A manager with the BC SPCA testified in court on Monday that 14 dogs seized by the agency in Abbotsford in September 2010 were not returned to the owner because she believed “it would not be in the best interest of the animals.”
Marcie Moriarty, who was the general manager of cruelty investigations at the time of the seizure, said she based her decision on reports from a veterinarian who examined the dogs, as well as documents on Mel Gerling’s history with the SPCA.
Gerling is currently on trial in B.C. Supreme Court in Chilliwack on charges of causing unnecessary suffering to an animal and failing to provide necessaries for an animal.
Moriarty was involved in the matter after the dogs – shih thus, chihuahuas, pugs and terrier crosses – were seized by the SPCA from a property on Sumas Way in Abbotsford.
Her role was to follow up with Gerling to ensure he had all information on the SPCA’s file and that he had an opportunity to respond to the allegations.

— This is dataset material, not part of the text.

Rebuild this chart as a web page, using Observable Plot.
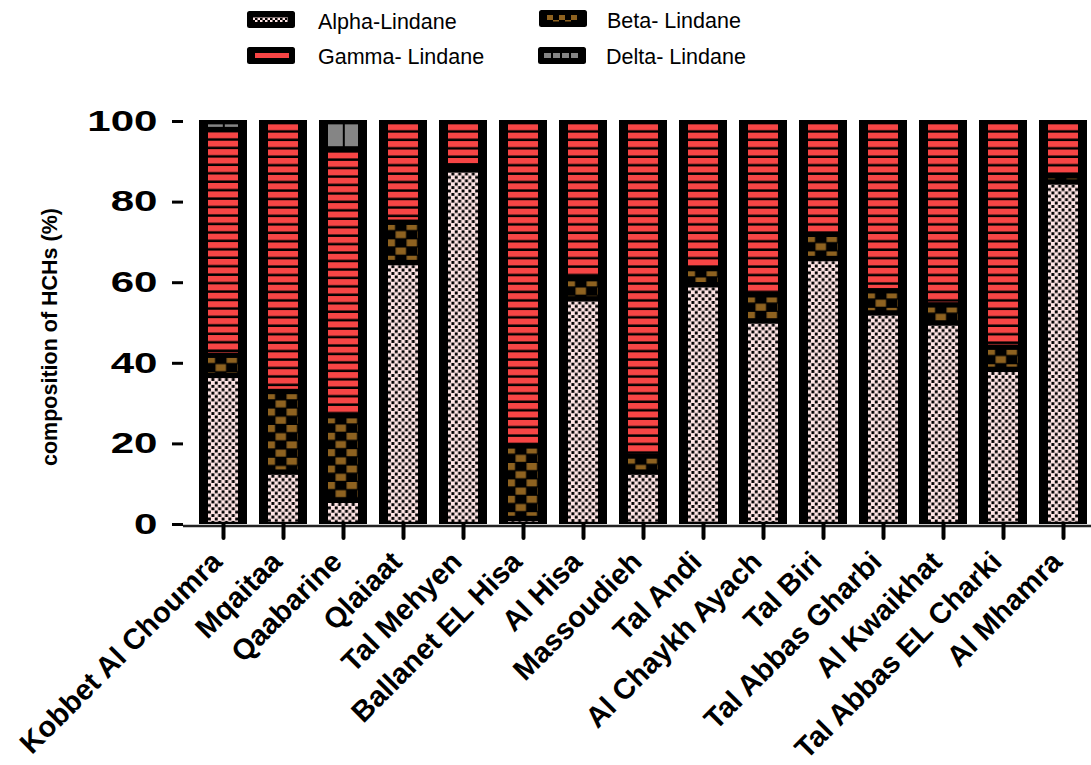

It has been alleged that Gerling was operating a “puppy mill” in which the dogs were not receiving proper protection from the elements and were suffering from a range of health issues, including badly matted fur, eye infections, dental disease and badly overgrown nails.
Moriarty, now chief prevention and enforcement officer with the SPCA, said a vet contracted by the agency indicated that some of the dogs required emergency dental surgery.
She said Gerling’s records with the SPCA dated back to 2006.
In prior testimony, a special constable with the SPCA said that complaints were received about two other properties with which Gerling had been involved: one on Stevens Street in Abbotsford and the other on McSween Road in Chilliwack.
Gerling’s lawyer, Derwin Petri, asked Moriarty to produce a receipt that had been
provided to the SPCA for services rendered six days after the dogs were seized from the Sumas Way property.
He pointed out that the groomer had not made any notations about the animals suffering from overgrown nails or matted fur.
The trial is now in its third week. At some point, Petri intends to argue that the SPCA conducted an illegal search of the property – thus breaching Gerling’s charter rights – and any evidence conducted after that should be thrown out.
This could affect evidence still to be presented in court from the veterinarian who examined the dogs after they were seized.